The collaboration, announced in a news release Tuesday (March 10), is designed to optimize the bank’s internal processes by supplementing its existing compliance system with Hawk’s AML AI Extended Risk Model.
“Given the complexity of the landscape, we can only successfully combat financial crime with the help of AI. It is a high strategic priority for us to proactively and continuously expand our compliance system architecture,” said Viktor Kraus, cluster lead global financial crime prevention platform at Commerzbank.
“Banks must adapt to new threat scenarios in money laundering. Our AI-driven solution helps achieve this,” added Tobias Schweiger, CEO of Hawk.
Hawk said its solution lets banks benefit from complex AI models without having to invest in time-consuming technology updates.
The company said this has allowed Commerzbank to increase the accuracy of its alerts and reduce false positives, and detect more cases of fraud or money laundering.
“Our software enables compliance teams to improve the quality and transparency of money laundering detection and investigations,” Schweiger said. “In this context, the explainable nature of our AI plays a central role – particularly regarding regulatory approval.”

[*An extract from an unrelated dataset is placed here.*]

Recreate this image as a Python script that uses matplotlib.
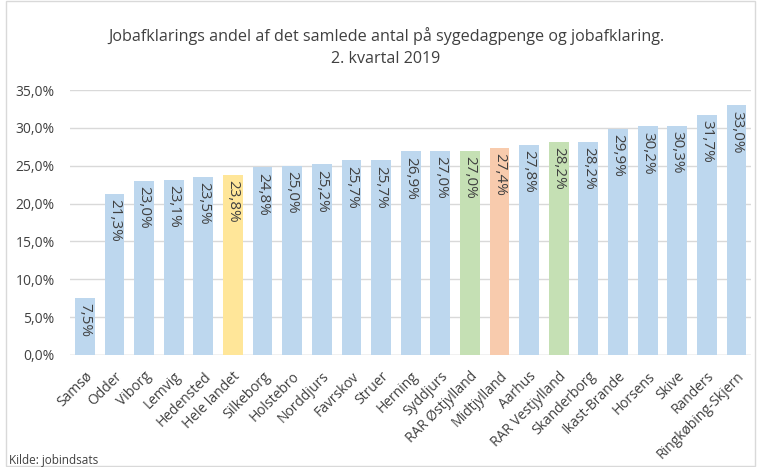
import numpy as np
import matplotlib.pyplot as plt
from matplotlib.patches import Rectangle

plt.rcParams['font.family'] = ['Open Sans', 'DejaVu Sans']

# data
kommuner = ['Samsø', 'Odder', 'Viborg', 'Lemvig', 'Hedensted', 'Hele landet',
            'Silkeborg', 'Holstebro', 'Norddjurs', 'Favrskov', 'Struer', 'Herning',
            'Syddjurs', 'RAR Østjylland', 'Midtjylland', 'Aarhus', 'RAR Vestjylland',
            'Skanderborg', 'Ikast-Brande', 'Horsens', 'Skive', 'Randers',
            'Ringkøbing-Skjern']
andel = [7.5, 21.3, 23.0, 23.1, 23.5, 23.8, 24.8, 25.0, 25.2, 25.7, 25.7, 26.9,
         27.0, 27.0, 27.4, 27.8, 28.2, 28.2, 29.9, 30.2, 30.3, 31.7, 33.0]
yticks = [0, 5, 10, 15, 20, 25, 30, 35]

blue = '#BDD7EE'
special = {'Hele landet': '#FFE699', 'RAR Østjylland': '#C5E0B4',
           'Midtjylland': '#F8CBAD', 'RAR Vestjylland': '#C5E0B4'}
colors = [special.get(k, blue) for k in kommuner]
txt = '#404040'

fig = plt.figure(figsize=(7.57, 4.67), dpi=100)
ax = fig.add_axes([0.0925, 0.240, 0.900, 0.567])

x = np.arange(len(kommuner))
bars = ax.bar(x, andel, width=0.67, color=colors, zorder=2)

for xi, v in zip(x, andel):
    ax.text(xi, v - 0.7, f'{v:.1f}%'.replace('.', ','), rotation=-90,
            ha='center', va='top', fontsize=11, color=txt, zorder=3)

ax.set_xlim(-0.5, len(kommuner) - 0.5)
ax.set_ylim(0, 35)
ax.set_yticks(yticks)
ax.set_yticklabels([f'{t:.1f}%'.replace('.', ',') for t in yticks], fontsize=10, color=txt)
ax.set_xticks(x)
ax.set_xticklabels(kommuner, rotation=45, ha='right', rotation_mode='anchor',
                   fontsize=10, color=txt)
ax.tick_params(axis='y', length=0, pad=11)
ax.tick_params(axis='x', length=0, pad=10)
ax.grid(axis='y', color='#D9D9D9', linewidth=1, zorder=0)
for s in ax.spines.values():
    s.set_visible(False)
ax.axhline(0, color='#D9D9D9', linewidth=1, zorder=1)

fig.text(0.51, 0.9, 'Jobafklarings andel af det samlede antal på sygedagpenge og jobafklaring.\n2. kvartal 2019',
         ha='center', va='center', fontsize=11.6, color=txt, linespacing=1.5)
fig.text(0.012, 0.006, 'Kilde: jobindsats', fontsize=8.5, color=txt)

fig.patches.append(Rectangle((0.008, 0.003), 0.99, 0.994, transform=fig.transFigure,
                             fill=False, edgecolor='#D9D9D9', linewidth=1))

fig.savefig('out.png', dpi=100)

The partnership comes as financial institutions are investing more aggressively in technology such as AI to combat fraud and financial crime, as PYMNTS wrote last week.
“Fraud losses remain contained at the industry level, but the pressure is uneven and growing, particularly for large banks and digital-first players,” that report said.
Research by PYMNTS Intelligence and Block outline the way the landscape has shifted. For example, 71% of total fraud incidents and dollar losses now stem from unauthorized-party schemes, a sharp uptick from 48% last year.
The research also shows that average fraud loss rates rose to 0.8 basis points, with large banks seeing losses above 3.5 basis points, more than four times the survey average. And 68% of financial institutions increased their spending on fraud-detection tools year over year, while 46% witnessing rising sophistication in fraud schemes.
“The resurgence of unauthorized access reflects a broader evolution in tactics,” PYMNTS wrote. “Fraudsters are exploiting credentials, manipulating payment information and targeting faster payment rails. As shown in the report’s breakdown of fraud types, digital payment fraud and compromised credentials account for a growing share of both transaction volume and dollar value. This is not static crime. It adapts. Institutions respond. The cycle repeats.”